Flux evolution and kinematics of superluminal components in blazar 3C345

TL;DR

This paper models the kinematics and flux evolution of superluminal components in blazar 3C345 using a precessing jet-nozzle scenario, validating the physical nature of these components and their Doppler-boosted emission.

Contribution

It introduces a detailed precessing nozzle model to explain the kinematics and flux evolution of superluminal jet components in blazar 3C345, linking their motion to Doppler boosting effects.

Findings

The model accurately reproduces the observed flux and kinematic properties.

The Doppler boosting effect explains the flux evolution of superluminal components.
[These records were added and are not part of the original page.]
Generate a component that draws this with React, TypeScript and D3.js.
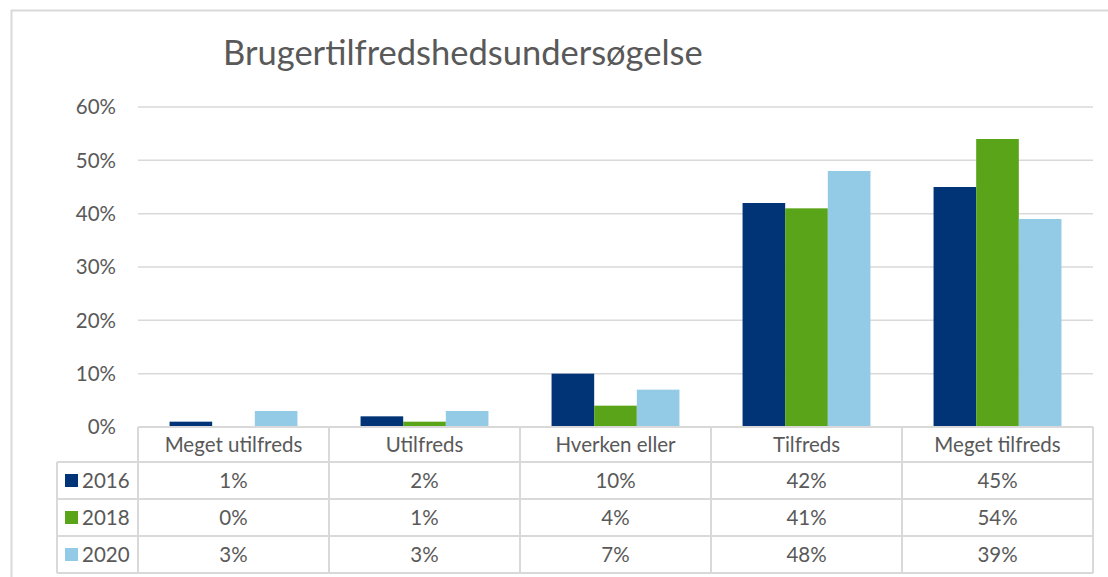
import React, { useEffect, useRef } from 'react';
import * as d3 from 'd3';

const categories = ['Meget utilfreds', 'Utilfreds', 'Hverken eller', 'Tilfreds', 'Meget tilfreds'];
const seriesNames = ['2016', '2018', '2020'];
const values2016 = [1, 2, 10, 42, 45];
const values2018 = [0, 1, 4, 41, 54];
const values2020 = [3, 3, 7, 48, 39];
const yTicks = [0, 10, 20, 30, 40, 50, 60];
const colors = ['#003476', '#5aa419', '#93cae6'];

function App() {
  const ref = useRef<SVGSVGElement>(null);

  useEffect(() => {
    if (!ref.current) return;
    const svg = d3.select(ref.current);
    svg.selectAll('*').remove();

    const W = 1108, H = 577;
    const font = 'Lato, "Open Sans", sans-serif';
    const textColor = '#595959';
    const lineColor = '#d9d9d9';

    // plot area
    const left = 138, right = 1093, top = 107, bottom = 427;
    const series = [values2016, values2018, values2020];

    // outer chart border
    svg.append('rect')
       .attr('x', 11.5).attr('y', 10.5)
       .attr('width', W + 20).attr('height', H + 20)
       .attr('fill', 'white').attr('stroke', lineColor).attr('stroke-width', 2);

    svg.append('text')
       .attr('x', 223).attr('y', 65)
       .attr('font-family', font).attr('font-size', 34.5)
       .attr('fill', textColor)
       .text('Brugertilfredshedsundersøgelse');

    const x = d3.scaleBand().domain(categories).range([left, right]);
    const y = d3.scaleLinear().domain([0, 60]).range([bottom, top]);

    // gridlines + tick labels
    svg.append('g').selectAll('line')
       .data(yTicks.filter(t => t > 0))
       .join('line')
       .attr('x1', left).attr('x2', right)
       .attr('y1', d => y(d)).attr('y2', d => y(d))
       .attr('stroke', lineColor).attr('stroke-width', 1.5);

    svg.append('g').selectAll('text')
       .data(yTicks)
       .join('text')
       .attr('x', 116).attr('y', d => y(d))
       .attr('dy', '0.35em')
       .attr('text-anchor', 'end')
       .attr('font-family', font).attr('font-size', 20.5)
       .attr('fill', textColor)
       .text(d => `${d}%`);

    // bars
    const bw = x.bandwidth();
    const barW = bw / (3 + 1.48);
    const inner = d3.scaleBand().domain(seriesNames)
                    .range([(bw - 3 * barW) / 2, (bw + 3 * barW) / 2]);

    const groups = svg.append('g').selectAll('g')
       .data(categories)
       .join('g')
       .attr('transform', d => `translate(${x(d)},0)`);

    groups.selectAll('rect')
       .data((_, i) => series.map((s, k) => ({ name: seriesNames[k], v: s[i], k })))
       .join('rect')
       .attr('x', d => inner(d.name)!)
       .attr('width', inner.bandwidth())
       .attr('y', d => y(d.v))
       .attr('height', d => bottom - y(d.v))
       .attr('fill', d => colors[d.k]);

    // data table
    const tableLeft = 57;
    const headerBottom = 462;
    const rowH = 37;
    const rowsTop = headerBottom;
    const tableBottom = rowsTop + rowH * 3;
    const tbl = svg.append('g')
                   .attr('stroke', lineColor).attr('stroke-width', 2).attr('fill', 'none');

    tbl.append('line').attr('x1', left).attr('x2', right).attr('y1', bottom).attr('y2', bottom);
    [headerBottom, headerBottom + rowH, headerBottom + 2 * rowH, tableBottom].forEach(yy => {
      tbl.append('line').attr('x1', tableLeft).attr('x2', right).attr('y1', yy).attr('y2', yy);
    });
    tbl.append('line').attr('x1', tableLeft).attr('x2', tableLeft).attr('y1', headerBottom).attr('y2', tableBottom);
    [left, ...categories.map(c => x(c)! + bw)].forEach(xx => {
      tbl.append('line').attr('x1', xx).attr('x2', xx).attr('y1', bottom).attr('y2', tableBottom);
    });

    const txt = svg.append('g')
                   .attr('font-family', font).attr('font-size', 20.5)
                   .attr('fill', textColor).attr('text-anchor', 'middle');

    categories.forEach(c => {
      txt.append('text')
         .attr('x', x(c)! + bw / 2).attr('y', (bottom + headerBottom) / 2)
         .attr('dy', '0.35em').text(c);
    });

    series.forEach((s, k) => {
      const cy = rowsTop + rowH * k + rowH / 2;
      svg.append('rect')
         .attr('x', 65).attr('y', cy - 6.5)
         .attr('width', 13).attr('height', 13)
         .attr('fill', colors[k]);
      txt.append('text')
         .attr('x', 82).attr('y', cy).attr('dy', '0.35em')
         .attr('text-anchor', 'start')
         .text(seriesNames[k]);
      s.forEach((v, i) => {
        txt.append('text')
           .attr('x', x(categories[i])! + bw / 2).attr('y', cy)
           .attr('dy', '0.35em').text(`${v}%`);
      });
    });
  }, []);

  return (
    <svg ref={ref} width={1108} height={577}
         style={{ position: 'absolute', left: 0, top: 0, display: 'block' }} />
  );
}

export default App;
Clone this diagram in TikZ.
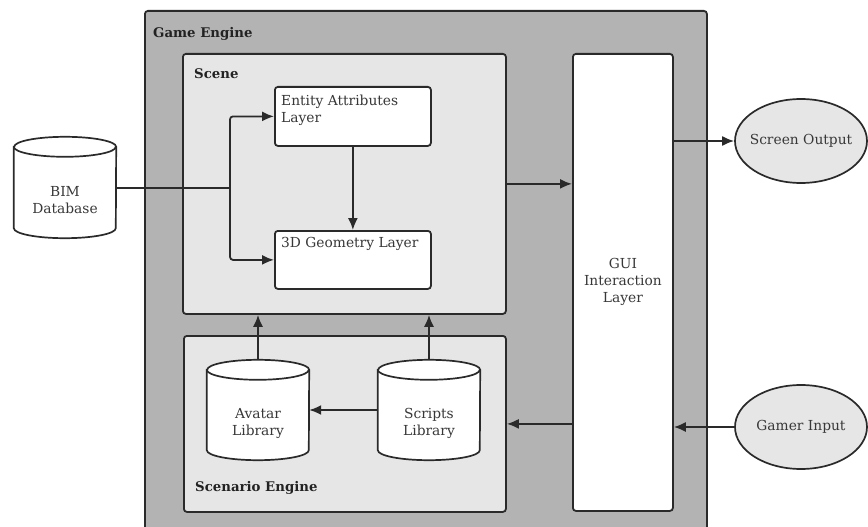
\documentclass[tikz,border=0pt]{standalone}
\usepackage{fontspec}
\setmainfont{DejaVu Serif}
\usetikzlibrary{arrows.meta,shapes.geometric}
\definecolor{outerfill}{HTML}{B3B3B3}
\definecolor{innerfill}{HTML}{E6E6E6}
\definecolor{linec}{HTML}{2A2A2A}
\definecolor{textc}{HTML}{383838}
\definecolor{titlec}{HTML}{222222}
\newcommand\cylpath[2]{%
  \draw[cylline] ([yshift=-10pt]#1.north west) -- ([yshift=10pt]#1.south west)
    arc[start angle=180,end angle=360,x radius=#2,y radius=10pt]
    -- ([yshift=-10pt]#1.north east)
    arc[start angle=0,end angle=180,x radius=#2,y radius=10pt] -- cycle;
  \draw[cylline,fill=none] ([yshift=-10pt]#1.north west)
    arc[start angle=180,end angle=360,x radius=#2,y radius=10pt];}
\begin{document}
\begin{tikzpicture}[x=1pt,y=-1pt,
  txt/.style={text=textc, font=\fontsize{13.8}{17}\selectfont, align=center, inner sep=0pt},
  frame/.style={draw=linec, line width=1.8pt, rounded corners=3pt, inner sep=0pt},
  container/.style={frame, anchor=north west},
  layerbox/.style={frame, fill=white, anchor=north west, minimum width=156pt},
  cylnode/.style={draw=none, inner sep=0pt},
  cylline/.style={draw=linec, line width=1.7pt, fill=white},
  oval/.style={ellipse, draw=linec, line width=1.7pt, fill=innerfill, minimum width=132pt, minimum height=84pt, inner sep=0pt},
  title/.style={text=titlec, font=\bfseries\fontsize{13.3}{15}\selectfont, anchor=base west, inner sep=0pt},
  wire/.style={draw=linec, line width=1.8pt, rounded corners=3pt},
  conn/.style={wire, -{Latex[length=12pt,width=10pt]}}
]
\useasboundingbox (0,0) rectangle (868,527);
\clip (0,0) rectangle (868,527);
% containers
\node[container, fill=outerfill, minimum width=562pt, minimum height=540pt] (engine) at (144,10) {};
\node[title] (enginelbl) at (153,37.5) {Game Engine};
\node[container, fill=innerfill, minimum width=323pt, minimum height=260pt] (scene) at (182,53) {};
\node[title] (scenelbl) at (194,79) {Scene};
\node[container, fill=innerfill, minimum width=322pt, minimum height=176pt] (scenario) at (183,335) {};
\node[title] (scenariolbl) at (195,491) {Scenario Engine};
% layers
\node[layerbox, minimum height=59pt] (ea) at (274,86) {};
\node[txt, anchor=north west, align=left] (eatxt) at (281,95) {Entity Attributes\\Layer};
\node[layerbox, minimum height=58pt] (geo) at (274,230) {};
\node[txt, anchor=north west, align=left] (geotxt) at (281,237.5) {3D Geometry Layer};
% GUI
\node[container, fill=white, minimum width=100pt, minimum height=457pt] (gui) at (572,53) {};
\node[txt] (guitxt) at (gui.center) {GUI\\Interaction\\Layer};
% cylinders
\node[cylnode, minimum width=102pt, minimum height=101pt] (bim) at (65,187.5) {};
\cylpath{bim}{51pt}
\node[txt] (bimtxt) at (65,200) {BIM\\Database};
\node[cylnode, minimum width=102pt, minimum height=100pt] (avatar) at (258,410) {};
\cylpath{avatar}{51pt}
\node[txt] (avatartxt) at (258,423.5) {Avatar\\Library};
\node[cylnode, minimum width=102pt, minimum height=100pt] (scripts) at (429,410) {};
\cylpath{scripts}{51pt}
\node[txt] (scriptstxt) at (429,423.5) {Scripts\\Library};
% ellipses
\node[oval] (screen) at (801,141) {};
\node[txt] (screentxt) at (screen.center) {Screen Output};
\node[oval] (gamer) at (801,427) {};
\node[txt] (gamertxt) at (gamer.center) {Gamer Input};
% connectors
\coordinate (junc) at (230,188);
\draw[wire] (bim.east |- junc) -- (junc);
\draw[conn] (junc) |- (ea.west);
\draw[conn] (junc) |- (geo.west);
\draw[conn] (ea.south) -- (geo.north);
\draw[conn] (scene.east) -- (gui.west |- scene.east);
\draw[conn] (gui.east |- screen.west) -- (screen.west);
\draw[conn] (gamer.west) -- (gui.east |- gamer.west);
\draw[conn] (gui.west |- scenario.east) -- (scenario.east);
\draw[conn] (scripts.west) -- (avatar.east);
\draw[conn] (avatar.north) -- (avatar.north |- scene.south);
\draw[conn] (scripts.north) -- (scripts.north |- scene.south);
\end{tikzpicture}
\end{document}
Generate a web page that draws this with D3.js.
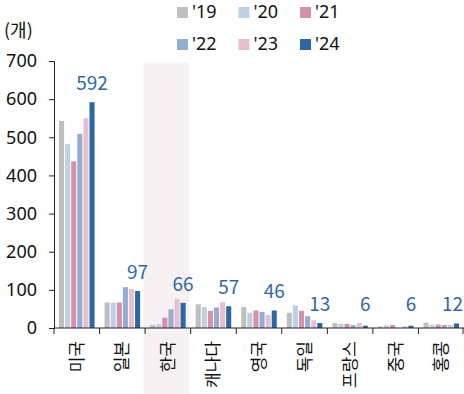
<!DOCTYPE html>
<html><head><meta charset="utf-8">
<script src="https://cdn.jsdelivr.net/npm/d3@7"></script>
<style>body{margin:0;background:#fff}svg{display:block;font-family:"Noto Sans CJK KR","Noto Sans",sans-serif}</style>
</head><body><svg id="c" width="464" height="394"></svg>
<script>
const categories = ["미국","일본","한국","캐나다","영국","독일","프랑스","중국","홍콩"];
const years = ["'19","'20","'21","'22","'23","'24"];
const v19 = [543, 67, 8, 62, 55, 40, 13, 4, 14];
const v20 = [482, 67, 10, 55, 40, 59, 11, 7, 9];
const v21 = [437, 67, 27, 45, 46, 45, 11, 8, 9];
const v22 = [509, 107, 49, 54, 42, 31, 8, 0, 8];
const v23 = [550, 102, 76, 68, 34, 20, 13, 5, 8];
const v24 = [592, 97, 66, 57, 46, 13, 6, 6, 12];
const yTicks = [0,100,200,300,400,500,600,700];
const colors = ["#bfbfbf","#bdd0e7","#d690a8","#93add5","#e8bfcd","#2a69a6"];
const highlight = "한국";
const series = [v19,v20,v21,v22,v23,v24];

const svg = d3.select("#c");
const x = d3.scaleBand().domain(categories).range([54, 464]).paddingInner(0).paddingOuter(0);
const y = d3.scaleLinear().domain([0,700]).range([328, 61]);
const xs = d3.scaleBand().domain(years).range([5, x.bandwidth()-5]).paddingInner(0.17);

// highlight band
svg.append("rect").attr("x", x(highlight)-1.5).attr("y", 62.5).attr("width", x.bandwidth()).attr("height", 394-62.5).attr("fill","#f8f1f4");

// bars
categories.forEach((c,i)=>{
  series.forEach((s,j)=>{
    svg.append("rect").attr("x", x(c)+xs(years[j])).attr("y", y(s[i])).attr("width", xs.bandwidth()).attr("height", y(0)-y(s[i])).attr("fill", colors[j]);
  });
});

// value labels for '24
categories.forEach((c,i)=>{
  const cx = x(c)+xs("'24")+xs.bandwidth()/2;
  const ly = Math.min(y(v24[i]) - 12, y(0) - 17);
  const t = svg.append("text").attr("x", cx).attr("y", ly).attr("text-anchor","middle").attr("font-size",19).attr("fill","#2e6aa8").text(v24[i]);
  const w = t.node().getComputedTextLength();
  if (cx + w/2 > 463) t.attr("x", 463 - w/2);
});

// y axis
const ya = svg.append("g").attr("transform","translate(54,0)").call(d3.axisLeft(y).tickValues(yTicks).tickSize(5).tickPadding(12));
ya.selectAll("text").attr("font-size",18).attr("fill","#111").attr("font-family","Noto Sans, sans-serif");
ya.selectAll("line,path").attr("stroke","#222");

// x axis
const xa = svg.append("g").attr("transform","translate(0,328)");
xa.append("line").attr("x1",54).attr("x2",464).attr("y1",0).attr("y2",0).attr("stroke","#222");
const bounds = categories.map(c=>x(c)).concat([x.range()[1]-1]);
xa.selectAll(".tk").data(bounds).join("line").attr("x1",d=>d).attr("x2",d=>d).attr("y1",0).attr("y2",6).attr("stroke","#222");
xa.selectAll(".lb").data(categories).join("text")
  .attr("transform", d=>`translate(${x(d)+x.bandwidth()/2+6},13) rotate(-90)`)
  .attr("text-anchor","end").attr("font-size",17).attr("fill","#111").text(d=>d);

// unit
svg.append("text").attr("x",4).attr("y",37).attr("font-size",18).attr("fill","#111").text("(개)");

// legend
years.forEach((yr,j)=>{
  const col = j%3, row = Math.floor(j/3);
  const lx = 177 + col*61.5, ly = 7 + row*32;
  svg.append("rect").attr("x",lx).attr("y",ly).attr("width",11).attr("height",11).attr("fill",colors[j]);
  svg.append("text").attr("x",lx+15).attr("y",ly+11).attr("font-size",18).attr("fill","#111").attr("font-family","Noto Sans, sans-serif").text(yr);
});
</script></body></html>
The derived Lorentz factor and viewing angle vary continuously over time.

Abstract

The precessing jet-nozzle scenario previously proposed was applied to model-fit the kinematics of five superluminal components (C19,C20,C21,B5 and B7) of jet-B in blazar 3C345. Based on a specific pattern for the the precessing common trajectory of jet-B, the kinematic properties (including trajectory,coordinates, core separation and apparent velocity) were model-fitted and their flux evolution could be studied. Through model-simulation of their kinematic behavior, the bulk Lorentz factor, viewing angle and Doppler factor were derived as continuous functions of time and the association of their flux evolution with their Doppler-boosting effect was investigated. The 43GHz light-curves of the five superluminal components can be well interpreted in terms of their Doppler effect. The close association of their flux evolution with the Doppler-boosting effect firmly validates our precessing nozzle scenario and supports the traditional point-view that superluminal components are physical entities (traveling shocks or plasmoids) participating relativistic motion toward us at small angles. The model-simulation of kinematic behavior of superluminal components by using our precessing nozzle scenario with specific patterns (helical or ballistic) assumed for the precessing common trajectories yields the model-derived bulk Lorentz factor, apparent velocity, viewing angle and Doppler factor as continuous functions of time, which are most applicable to study the connection of flux evolution with Doppler boosting effect for the superluminal components.